Tidak lama menunggu, akhirnya bocah itu muncul. Benar, ia menari-nari dengan menyeruput es kelapa itu. Tingkah bocah itu jelas membuat orang lain menelan ludah. Setelah ditegur, bukannya takut, bocah itu malah mendelik hebat dan melotot, seakan-akan matanya akan keluar.

“Bismillah.. .” ucap Sang tokoh masyarakat tadi sambil mencengkeram lengan bocah itu. Ia kuatkan mentalnya. Kalau memang bocah itu “jadi-jadian”, ia akan korek keterangan apa maksud semua ini, tapi kalau memang bocah itu “bocah beneran” pun, ia akan cari keterangan, siapa dan dari mana sesungguhnya bocah itu.

Mendengar ucapan bismillah itu, bocah tadi mendadak melemah. Dengan segera ia menyeret dengan halus bocah itu dan membawanya ke rumah. Penduduk kampung yang melihat kejadian itu segera mengikuti.

“Ada apa bapak melarang saya meminum es kelapa dan menyantap roti isi daging ini? Bukankah ini kepunyaan saya?” tanya bocah itu seakan-akan tahu pikiran sang tuan rumah.

“Maaf ya, itu karena kamu melakukannya di bulan puasa,” jawab Sang tokoh masyarakat dengan halus,”Apalagi kamu tahu, bukankah seharusnya kamu juga berpuasa? Kamu bukannya ikut menahan lapar dan haus, tapi malah menggoda orang dengan tingkahmu itu.”
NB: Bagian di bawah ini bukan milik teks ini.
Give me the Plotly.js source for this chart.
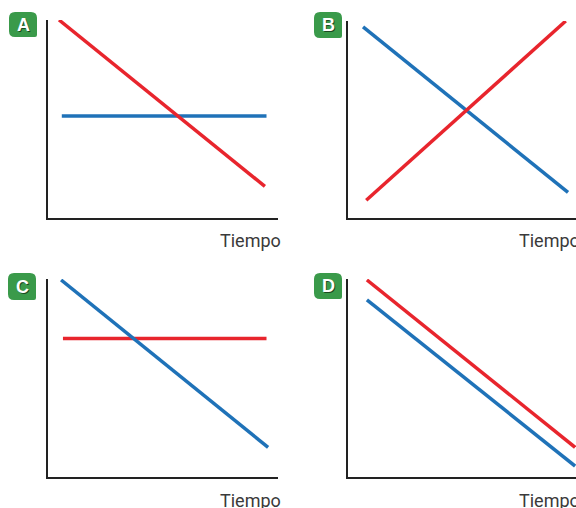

Sebenarnya Sang tokoh masyarakat masih akan mengeluarkan uneg-unegnya, mengomeli anak kecil itu. Tapi mendadak bocah itu berdiri dan  menatap Sang tokoh masyarakat lebih tajam lagi, dan berkata dengan lantang.

“Itu kan yang sering kalian lakukan juga kepada kami!
Kalian selalu mempertontonkan kemewahan ketika kami hidup dibawah garis kemiskinan pada sebelas bulan diluar bulan puasa?
Bukankah kalian yang lebih sering melupakan kami yang kelaparan dengan menimbun harta sebanyak-banyaknya dan melupakan kami?
Bukankah kalian juga yang selalu tertawa dan melupakan kami yang sedang menangis?
Bukankah kalian yang selalu berobat mahal bila sedikit saja sakit menyerang, sementara kalian mendiamkan kami yang mengeluh kesakitan hingga kematian menjemput?
Bukankah bulan puasa ini hanya pergeseran waktu saja bagi kalian untuk menahan lapar dan haus? Ketika bedug maghrib bertalu, ketika azan maghrib terdengar, kalian kembali pada kerakusan kalian?”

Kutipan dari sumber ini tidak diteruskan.